## Directions for this task:
In the lines below, how many hold the word "matplotlib"? Answer only with the number.

____ Task material

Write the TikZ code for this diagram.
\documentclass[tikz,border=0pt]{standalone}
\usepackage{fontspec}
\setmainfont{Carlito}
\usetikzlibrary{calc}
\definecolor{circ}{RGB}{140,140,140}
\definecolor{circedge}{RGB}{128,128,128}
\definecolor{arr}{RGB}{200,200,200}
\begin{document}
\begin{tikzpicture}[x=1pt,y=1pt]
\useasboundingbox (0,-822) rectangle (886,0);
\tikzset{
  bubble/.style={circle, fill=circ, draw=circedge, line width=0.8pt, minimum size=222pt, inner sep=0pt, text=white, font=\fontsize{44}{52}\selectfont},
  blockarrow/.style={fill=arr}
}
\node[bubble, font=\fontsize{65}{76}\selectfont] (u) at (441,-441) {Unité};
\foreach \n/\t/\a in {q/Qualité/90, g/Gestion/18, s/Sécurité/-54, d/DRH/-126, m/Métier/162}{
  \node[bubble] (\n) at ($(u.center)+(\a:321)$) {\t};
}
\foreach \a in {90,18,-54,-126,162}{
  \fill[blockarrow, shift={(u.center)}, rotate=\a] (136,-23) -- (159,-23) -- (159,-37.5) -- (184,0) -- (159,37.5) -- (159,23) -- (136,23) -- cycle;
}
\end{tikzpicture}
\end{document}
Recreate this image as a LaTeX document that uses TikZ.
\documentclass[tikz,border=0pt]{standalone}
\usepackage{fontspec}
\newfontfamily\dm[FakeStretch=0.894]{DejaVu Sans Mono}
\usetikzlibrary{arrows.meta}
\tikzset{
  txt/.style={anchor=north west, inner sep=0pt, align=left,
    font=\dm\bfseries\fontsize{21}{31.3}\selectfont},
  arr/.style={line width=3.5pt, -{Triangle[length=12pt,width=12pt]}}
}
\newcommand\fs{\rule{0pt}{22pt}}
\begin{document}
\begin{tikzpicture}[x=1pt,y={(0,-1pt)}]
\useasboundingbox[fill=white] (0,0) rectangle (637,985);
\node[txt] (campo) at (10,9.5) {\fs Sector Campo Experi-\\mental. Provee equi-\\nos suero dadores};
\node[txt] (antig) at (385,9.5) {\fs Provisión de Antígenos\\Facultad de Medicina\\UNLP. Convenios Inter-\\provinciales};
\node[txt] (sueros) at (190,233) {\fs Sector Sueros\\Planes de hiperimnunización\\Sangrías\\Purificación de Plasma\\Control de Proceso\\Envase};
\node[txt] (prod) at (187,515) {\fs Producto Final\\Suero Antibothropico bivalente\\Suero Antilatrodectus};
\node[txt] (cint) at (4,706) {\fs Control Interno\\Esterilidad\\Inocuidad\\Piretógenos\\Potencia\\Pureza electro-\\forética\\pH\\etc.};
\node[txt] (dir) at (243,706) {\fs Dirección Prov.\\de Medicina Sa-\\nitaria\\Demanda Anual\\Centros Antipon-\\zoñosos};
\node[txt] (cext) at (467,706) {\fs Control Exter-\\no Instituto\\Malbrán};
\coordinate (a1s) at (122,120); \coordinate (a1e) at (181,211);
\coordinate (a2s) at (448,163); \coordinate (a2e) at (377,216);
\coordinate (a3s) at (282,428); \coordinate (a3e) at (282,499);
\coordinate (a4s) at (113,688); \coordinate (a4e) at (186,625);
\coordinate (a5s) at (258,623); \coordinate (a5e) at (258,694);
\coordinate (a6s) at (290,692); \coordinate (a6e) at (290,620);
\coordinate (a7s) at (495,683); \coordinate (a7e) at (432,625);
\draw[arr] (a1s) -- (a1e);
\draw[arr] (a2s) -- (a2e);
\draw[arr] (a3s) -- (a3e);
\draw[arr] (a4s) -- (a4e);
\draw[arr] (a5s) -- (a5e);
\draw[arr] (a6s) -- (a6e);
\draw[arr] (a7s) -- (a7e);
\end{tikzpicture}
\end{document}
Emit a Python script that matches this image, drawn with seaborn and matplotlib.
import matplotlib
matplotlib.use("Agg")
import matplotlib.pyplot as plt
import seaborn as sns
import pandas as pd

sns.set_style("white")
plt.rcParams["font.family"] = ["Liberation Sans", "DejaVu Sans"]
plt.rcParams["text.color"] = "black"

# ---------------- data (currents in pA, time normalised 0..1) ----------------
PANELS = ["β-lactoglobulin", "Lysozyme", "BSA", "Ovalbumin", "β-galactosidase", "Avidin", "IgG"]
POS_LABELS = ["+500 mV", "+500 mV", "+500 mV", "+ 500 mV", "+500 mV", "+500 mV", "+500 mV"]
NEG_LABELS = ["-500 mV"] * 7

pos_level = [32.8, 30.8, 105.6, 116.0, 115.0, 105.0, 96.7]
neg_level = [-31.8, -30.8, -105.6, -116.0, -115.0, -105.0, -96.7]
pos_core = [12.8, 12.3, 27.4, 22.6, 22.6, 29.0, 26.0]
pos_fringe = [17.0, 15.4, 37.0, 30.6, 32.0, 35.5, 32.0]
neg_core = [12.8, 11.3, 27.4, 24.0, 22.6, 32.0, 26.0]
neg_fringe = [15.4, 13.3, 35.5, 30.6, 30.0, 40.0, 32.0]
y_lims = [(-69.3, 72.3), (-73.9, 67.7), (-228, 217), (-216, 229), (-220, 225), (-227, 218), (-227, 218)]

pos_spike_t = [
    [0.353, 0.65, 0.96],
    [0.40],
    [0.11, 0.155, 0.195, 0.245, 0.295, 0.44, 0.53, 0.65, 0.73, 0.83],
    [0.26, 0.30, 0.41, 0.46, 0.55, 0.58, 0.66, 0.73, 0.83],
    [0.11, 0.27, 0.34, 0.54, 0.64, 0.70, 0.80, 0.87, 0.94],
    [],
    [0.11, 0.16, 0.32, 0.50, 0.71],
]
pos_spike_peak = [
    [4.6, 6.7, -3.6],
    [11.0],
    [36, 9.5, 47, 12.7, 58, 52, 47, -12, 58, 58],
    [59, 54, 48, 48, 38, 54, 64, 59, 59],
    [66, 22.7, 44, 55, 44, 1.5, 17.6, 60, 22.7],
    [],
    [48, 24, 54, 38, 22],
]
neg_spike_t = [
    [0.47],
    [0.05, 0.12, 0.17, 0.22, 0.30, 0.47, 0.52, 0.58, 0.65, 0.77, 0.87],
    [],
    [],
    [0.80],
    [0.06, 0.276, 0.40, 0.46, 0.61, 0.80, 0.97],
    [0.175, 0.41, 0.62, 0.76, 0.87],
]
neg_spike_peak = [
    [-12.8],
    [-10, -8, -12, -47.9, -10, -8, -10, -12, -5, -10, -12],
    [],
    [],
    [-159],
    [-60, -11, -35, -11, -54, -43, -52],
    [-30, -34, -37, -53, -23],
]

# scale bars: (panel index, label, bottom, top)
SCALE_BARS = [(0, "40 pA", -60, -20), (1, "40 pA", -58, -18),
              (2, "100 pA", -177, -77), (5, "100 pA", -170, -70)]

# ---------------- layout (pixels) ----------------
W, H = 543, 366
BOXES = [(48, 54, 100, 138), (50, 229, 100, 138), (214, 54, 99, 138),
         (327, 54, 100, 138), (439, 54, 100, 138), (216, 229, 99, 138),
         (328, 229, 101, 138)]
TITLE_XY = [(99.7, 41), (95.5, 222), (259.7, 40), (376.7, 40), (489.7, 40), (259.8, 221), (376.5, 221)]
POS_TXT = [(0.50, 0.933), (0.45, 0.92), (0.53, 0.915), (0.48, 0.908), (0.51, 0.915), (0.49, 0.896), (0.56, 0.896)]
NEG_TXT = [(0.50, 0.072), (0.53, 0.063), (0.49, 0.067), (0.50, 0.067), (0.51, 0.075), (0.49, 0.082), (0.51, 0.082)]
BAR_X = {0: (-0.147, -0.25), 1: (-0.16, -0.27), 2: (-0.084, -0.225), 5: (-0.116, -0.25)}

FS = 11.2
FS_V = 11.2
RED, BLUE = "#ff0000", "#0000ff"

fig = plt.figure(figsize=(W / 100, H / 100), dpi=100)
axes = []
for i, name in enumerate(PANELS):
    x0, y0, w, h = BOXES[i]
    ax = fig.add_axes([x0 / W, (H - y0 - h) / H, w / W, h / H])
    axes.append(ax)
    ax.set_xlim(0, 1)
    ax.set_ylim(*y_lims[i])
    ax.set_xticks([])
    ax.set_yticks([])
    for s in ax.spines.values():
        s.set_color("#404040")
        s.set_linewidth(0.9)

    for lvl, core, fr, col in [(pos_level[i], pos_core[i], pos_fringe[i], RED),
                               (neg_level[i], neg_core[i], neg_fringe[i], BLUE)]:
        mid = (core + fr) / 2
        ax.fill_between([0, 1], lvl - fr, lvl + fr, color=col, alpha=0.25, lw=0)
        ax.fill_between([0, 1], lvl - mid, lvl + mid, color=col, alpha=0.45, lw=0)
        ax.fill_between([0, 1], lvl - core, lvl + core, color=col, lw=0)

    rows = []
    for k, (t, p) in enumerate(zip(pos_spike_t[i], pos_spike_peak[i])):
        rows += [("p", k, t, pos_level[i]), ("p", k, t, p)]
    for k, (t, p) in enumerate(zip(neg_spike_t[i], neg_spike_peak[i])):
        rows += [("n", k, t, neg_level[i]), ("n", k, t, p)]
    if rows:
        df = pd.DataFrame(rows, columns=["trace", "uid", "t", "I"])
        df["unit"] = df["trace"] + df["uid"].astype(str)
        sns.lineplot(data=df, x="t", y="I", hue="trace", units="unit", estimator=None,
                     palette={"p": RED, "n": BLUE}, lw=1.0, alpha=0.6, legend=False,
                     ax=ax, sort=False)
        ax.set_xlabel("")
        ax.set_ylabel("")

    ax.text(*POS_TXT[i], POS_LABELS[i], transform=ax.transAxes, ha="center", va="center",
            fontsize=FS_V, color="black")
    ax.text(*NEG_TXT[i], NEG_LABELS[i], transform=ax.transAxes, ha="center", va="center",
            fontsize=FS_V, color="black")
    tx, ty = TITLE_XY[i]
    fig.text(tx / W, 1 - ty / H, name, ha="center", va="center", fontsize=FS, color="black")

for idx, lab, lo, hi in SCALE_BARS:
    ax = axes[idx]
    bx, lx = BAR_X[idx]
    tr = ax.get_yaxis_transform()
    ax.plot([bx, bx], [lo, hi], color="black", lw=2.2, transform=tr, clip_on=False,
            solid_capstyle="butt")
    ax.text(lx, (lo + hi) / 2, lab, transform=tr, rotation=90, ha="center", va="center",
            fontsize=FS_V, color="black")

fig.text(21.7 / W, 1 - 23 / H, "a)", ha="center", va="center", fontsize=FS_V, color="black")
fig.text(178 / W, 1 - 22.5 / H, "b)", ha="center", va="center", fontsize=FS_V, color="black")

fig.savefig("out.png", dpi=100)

________

## Exercise output:
4